The U.S. held roughly ten billion dollars worth of gold.
Foreign governments were holding over thirty billion in American dollars. The promise was mathematically unkept.
On the evening of August fifteenth, 1971, President Nixon went on television.
No warning. No press conference. A Sunday night address that changed everything.
He called it a temporary suspension.
The exchange of dollars for gold — paused. Indefinitely.
It was not temporary.
That night, the dollar became what economists call a fiat currency. Not backed by gold.
Not backed by silver. Backed by nothing except the full faith and credit of the United States government.
In plain English — backed by trust.
And here’s what that actually means for your savings account.
Before 1971, the government’s ability to create new money was physically limited.
Gold set the ceiling. You couldn’t print more dollars than you had gold.
That constraint kept the total money supply relatively stable.
After 1971, the ceiling was gone.
This is the part nobody teaches you.
When the total amount of money in an economy increases, each individual dollar buys slightly less than it did before.
Not because you spent more. Not because you made bad decisions.
Because there are simply more dollars chasing the same amount of goods and services.
Think of it this way. Imagine there are ten people in a room.
And ten apples. Each apple costs one dollar.
Now imagine someone walks in and hands everyone an extra five dollars.
Suddenly there are sixty dollars in the room.
Still ten apples. The price of each apple doesn’t stay at one dollar.
It adjusts upward. Because money got cheaper relative to apples.
That’s inflation. And since 1971, the money supply has expanded at a pace the gold standard would never have allowed.
We’re almost at the part where this clicks completely. Stick with it.
The average savings account today earns somewhere around zero point five percent interest per year.

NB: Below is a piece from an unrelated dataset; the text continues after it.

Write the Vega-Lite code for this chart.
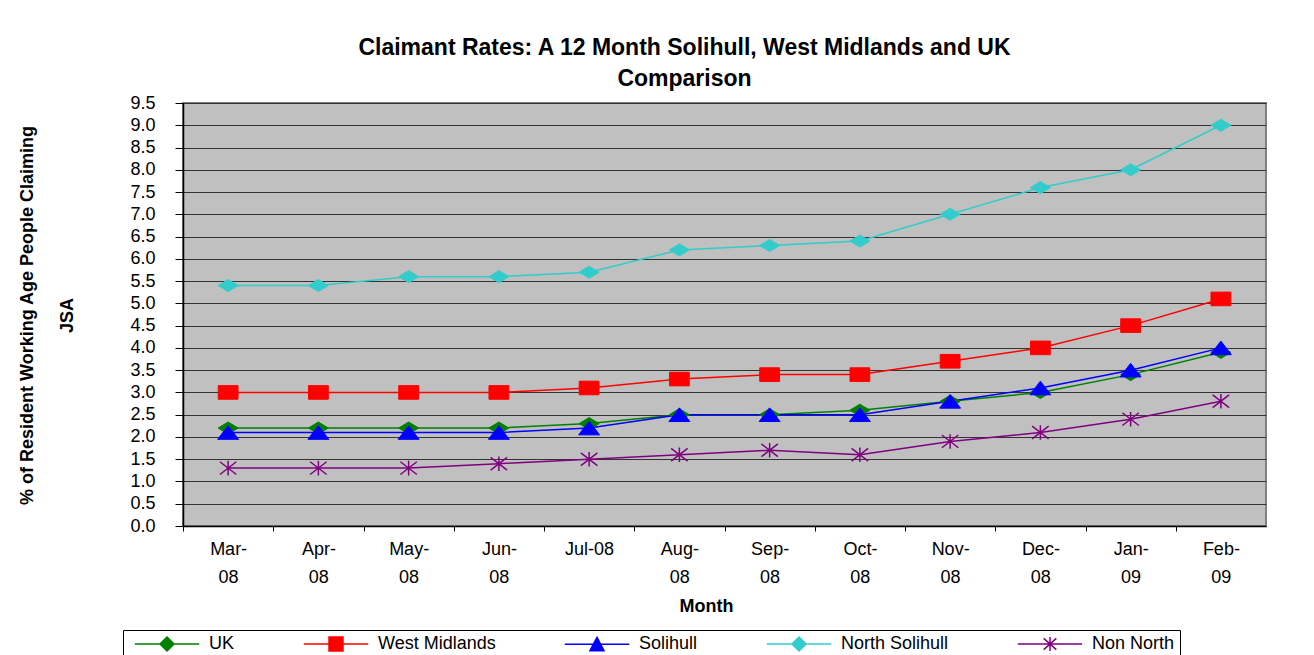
{
  "$schema": "https://vega.github.io/schema/vega-lite/v6.json",
  "width": 1083,
  "height": 423,
  "autosize": {"type": "none"},
  "padding": {"left": 183, "top": 103, "right": 48, "bottom": 129},
  "background": "white",
  "title": {
    "text": ["Claimant Rates: A 12 Month Solihull, West Midlands and UK", "Comparison"],
    "font": "Liberation Sans",
    "fontSize": 23,
    "fontWeight": "bold",
    "color": "black",
    "anchor": "middle",
    "frame": "group",
    "dx": -40,
    "offset": 3,
    "lineHeight": 31
  },
  "data": {
    "values": [
      {"month": "Mar-08", "series": "UK", "value": 2.2},
      {"month": "Apr-08", "series": "UK", "value": 2.2},
      {"month": "May-08", "series": "UK", "value": 2.2},
      {"month": "Jun-08", "series": "UK", "value": 2.2},
      {"month": "Jul-08", "series": "UK", "value": 2.3},
      {"month": "Aug-08", "series": "UK", "value": 2.5},
      {"month": "Sep-08", "series": "UK", "value": 2.5},
      {"month": "Oct-08", "series": "UK", "value": 2.6},
      {"month": "Nov-08", "series": "UK", "value": 2.8},
      {"month": "Dec-08", "series": "UK", "value": 3.0},
      {"month": "Jan-09", "series": "UK", "value": 3.4},
      {"month": "Feb-09", "series": "UK", "value": 3.9},
      {"month": "Mar-08", "series": "West Midlands", "value": 3.0},
      {"month": "Apr-08", "series": "West Midlands", "value": 3.0},
      {"month": "May-08", "series": "West Midlands", "value": 3.0},
      {"month": "Jun-08", "series": "West Midlands", "value": 3.0},
      {"month": "Jul-08", "series": "West Midlands", "value": 3.1},
      {"month": "Aug-08", "series": "West Midlands", "value": 3.3},
      {"month": "Sep-08", "series": "West Midlands", "value": 3.4},
      {"month": "Oct-08", "series": "West Midlands", "value": 3.4},
      {"month": "Nov-08", "series": "West Midlands", "value": 3.7},
      {"month": "Dec-08", "series": "West Midlands", "value": 4.0},
      {"month": "Jan-09", "series": "West Midlands", "value": 4.5},
      {"month": "Feb-09", "series": "West Midlands", "value": 5.1},
      {"month": "Mar-08", "series": "Solihull", "value": 2.1},
      {"month": "Apr-08", "series": "Solihull", "value": 2.1},
      {"month": "May-08", "series": "Solihull", "value": 2.1},
      {"month": "Jun-08", "series": "Solihull", "value": 2.1},
      {"month": "Jul-08", "series": "Solihull", "value": 2.2},
      {"month": "Aug-08", "series": "Solihull", "value": 2.5},
      {"month": "Sep-08", "series": "Solihull", "value": 2.5},
      {"month": "Oct-08", "series": "Solihull", "value": 2.5},
      {"month": "Nov-08", "series": "Solihull", "value": 2.8},
      {"month": "Dec-08", "series": "Solihull", "value": 3.1},
      {"month": "Jan-09", "series": "Solihull", "value": 3.5},
      {"month": "Feb-09", "series": "Solihull", "value": 4.0},
      {"month": "Mar-08", "series": "North Solihull", "value": 5.4},
      {"month": "Apr-08", "series": "North Solihull", "value": 5.4},
      {"month": "May-08", "series": "North Solihull", "value": 5.6},
      {"month": "Jun-08", "series": "North Solihull", "value": 5.6},
      {"month": "Jul-08", "series": "North Solihull", "value": 5.7},
      {"month": "Aug-08", "series": "North Solihull", "value": 6.2},
      {"month": "Sep-08", "series": "North Solihull", "value": 6.3},
      {"month": "Oct-08", "series": "North Solihull", "value": 6.4},
      {"month": "Nov-08", "series": "North Solihull", "value": 7.0},
      {"month": "Dec-08", "series": "North Solihull", "value": 7.6},
      {"month": "Jan-09", "series": "North Solihull", "value": 8.0},
      {"month": "Feb-09", "series": "North Solihull", "value": 9.0},
      {"month": "Mar-08", "series": "Non North", "value": 1.3},
      {"month": "Apr-08", "series": "Non North", "value": 1.3},
      {"month": "May-08", "series": "Non North", "value": 1.3},
      {"month": "Jun-08", "series": "Non North", "value": 1.4},
      {"month": "Jul-08", "series": "Non North", "value": 1.5},
      {"month": "Aug-08", "series": "Non North", "value": 1.6},
      {"month": "Sep-08", "series": "Non North", "value": 1.7},
      {"month": "Oct-08", "series": "Non North", "value": 1.6},
      {"month": "Nov-08", "series": "Non North", "value": 1.9},
      {"month": "Dec-08", "series": "Non North", "value": 2.1},
      {"month": "Jan-09", "series": "Non North", "value": 2.4},
      {"month": "Feb-09", "series": "Non North", "value": 2.8}
    ]
  },
  "encoding": {
    "x": {
      "field": "month",
      "type": "ordinal",
      "sort": null,
      "scale": {"type": "point", "padding": 0.5},
      "axis": {
        "title": "Month",
        "titleFont": "Liberation Sans",
        "titleFontSize": 18,
        "titleFontWeight": "bold",
        "titleColor": "black",
        "titleX": 523,
        "titleY": 80,
        "titleBaseline": "middle",
        "labelAngle": 0,
        "labelFont": "Liberation Sans",
        "labelFontSize": 18,
        "labelColor": "black",
        "labelBaseline": "top",
        "labelLineHeight": 28,
        "labelPadding": 9,
        "labelExpr": "datum.value === 'Jul-08' ? datum.value : [slice(datum.value, 0, 4), slice(datum.value, 4)]",
        "tickOffset": -45.1,
        "labelOffset": 45.1,
        "tickSize": 5,
        "tickColor": "black",
        "domainColor": "black",
        "domainWidth": 1.5,
        "grid": false
      }
    },
    "y": {
      "field": "value",
      "type": "quantitative",
      "scale": {"domain": [0, 9.5], "nice": false, "zero": true},
      "axis": {
        "title": ["% of Resident Working Age People Claiming", "JSA"],
        "titleFont": "Liberation Sans",
        "titleFontSize": 18,
        "titleFontWeight": "bold",
        "titleColor": "black",
        "titleAngle": -90,
        "titleX": -165,
        "titleY": 212,
        "titleAlign": "center",
        "titleBaseline": "top",
        "titleLineHeight": 40,
        "values": [0, 0.5, 1, 1.5, 2, 2.5, 3, 3.5, 4, 4.5, 5, 5.5, 6, 6.5, 7, 7.5, 8, 8.5, 9, 9.5],
        "format": ".1f",
        "labelFont": "Liberation Sans",
        "labelFontSize": 18,
        "labelColor": "black",
        "labelPadding": 20,
        "tickSize": 8,
        "tickColor": "black",
        "domainColor": "black",
        "domainWidth": 1.5,
        "grid": true,
        "gridColor": "#333333",
        "gridWidth": 1,
        "gridOpacity": 1
      }
    }
  },
  "layer": [
    {
      "mark": {"type": "line", "strokeWidth": 1.5},
      "encoding": {
        "color": {
          "field": "series",
          "type": "nominal",
          "scale": {
            "domain": ["UK", "West Midlands", "Solihull", "North Solihull", "Non North"],
            "range": ["#008000", "#FF0000", "#0000FF", "#33CCCC", "#800080"]
          },
          "legend": {
            "title": null,
            "orient": "none",
            "direction": "horizontal",
            "columns": 5,
            "legendX": -60,
            "legendY": 527,
            "padding": 5,
            "strokeColor": "black",
            "fillColor": "white",
            "columnPadding": 62,
            "symbolSize": 196,
            "symbolStrokeWidth": 1.5,
            "symbolOffset": 30,
            "labelOffset": 33,
            "labelFont": "Liberation Sans",
            "labelFontSize": 18,
            "labelColor": "black",
            "encode": {
              "symbols": {
                "update": {
                  "shape": {"signal": "datum.value === 'West Midlands' ? 'M-4.6,0L4.6,0M-1,-1L1,-1L1,1L-1,1Z' : datum.value === 'Solihull' ? 'M-4.6,0L4.6,0M-1,0.9L0,-1L1,0.9Z' : datum.value === 'Non North' ? 'M-4.6,0L4.6,0M0,-1L0,1M-0.9,-0.8L0.9,0.8M-0.9,0.8L0.9,-0.8' : 'M-4.6,0L4.6,0M-1,0L0,-1L1,0L0,1Z'"},
                  "fill": {"signal": "datum.value === 'UK' ? '#008000' : datum.value === 'West Midlands' ? '#FF0000' : datum.value === 'Solihull' ? '#0000FF' : datum.value === 'North Solihull' ? '#33CCCC' : '#800080'"},
                  "stroke": {"signal": "datum.value === 'UK' ? '#008000' : datum.value === 'West Midlands' ? '#FF0000' : datum.value === 'Solihull' ? '#0000FF' : datum.value === 'North Solihull' ? '#33CCCC' : '#800080'"},
                  "strokeWidth": {"value": 1.5},
                  "opacity": {"value": 1}
                }
              }
            }
          }
        }
      }
    },
    {
      "transform": [{"filter": "datum.series === 'UK'"}],
      "mark": {"type": "point", "shape": "M-0.91,0L0,-0.55L0.91,0L0,0.55Z", "filled": true, "fill": "#008000", "stroke": "#008000", "opacity": 1, "size": 484, "strokeWidth": 1}
    },
    {
      "transform": [{"filter": "datum.series === 'West Midlands'"}],
      "mark": {"type": "point", "shape": "M-0.9,-0.62L0.9,-0.62L0.9,0.62L-0.9,0.62Z", "filled": true, "fill": "#FF0000", "stroke": "#FF0000", "opacity": 1, "size": 484, "strokeWidth": 1}
    },
    {
      "transform": [{"filter": "datum.series === 'Solihull'"}],
      "mark": {"type": "point", "shape": "M-0.95,0.62L0,-0.62L0.95,0.62Z", "filled": true, "fill": "#0000FF", "stroke": "#0000FF", "opacity": 1, "size": 484, "strokeWidth": 1}
    },
    {
      "transform": [{"filter": "datum.series === 'North Solihull'"}],
      "mark": {"type": "point", "shape": "M-0.91,0L0,-0.55L0.91,0L0,0.55Z", "filled": true, "fill": "#33CCCC", "stroke": "#33CCCC", "opacity": 1, "size": 484, "strokeWidth": 1}
    },
    {
      "transform": [{"filter": "datum.series === 'Non North'"}],
      "mark": {"type": "point", "shape": "M0,-0.66L0,0.66M-0.75,-0.58L0.75,0.58M-0.75,0.58L0.75,-0.58", "filled": false, "stroke": "#800080", "opacity": 1, "size": 484, "strokeWidth": 1.5}
    }
  ],
  "config": {
    "font": "Liberation Sans",
    "view": {"fill": "#C0C0C0", "stroke": "#808080", "strokeWidth": 2}
  }
}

Inflation over the same period runs somewhere between two and four percent annually.
That gap — between what your savings earns and what inflation takes — is your purchasing power quietly disappearing.
Your account balance goes up by fifty dollars. The cost of everything you actually buy goes up by more than that. You feel fine. You’re getting poorer.
This isn’t bad luck. It’s not poor financial planning. It’s the predictable output of a monetary system that removed its own speed limit in 1971 and never put it back.
Drop a comment if this explains something you’ve felt but couldn’t name.
Let’s bring it together.
Before 1971, every dollar was backed by gold. The money supply had a hard ceiling.
America spent more than its gold could cover. Other countries started demanding gold back.
Nixon ended gold convertibility on a single Sunday night broadcast.
The dollar became fiat — backed by trust, not metal.
With the ceiling gone, the money supply could expand without a hard limit.
More money chasing the same goods means each dollar buys less over time.
Your savings account balance grows. Your purchasing power quietly shrinks.
The number in your account is not the same as what that number can actually buy.
And that gap has been widening since 1971.
Understanding this won’t fix it overnight. But it’s the first step to making decisions that account for reality — not the version of money you were taught in school.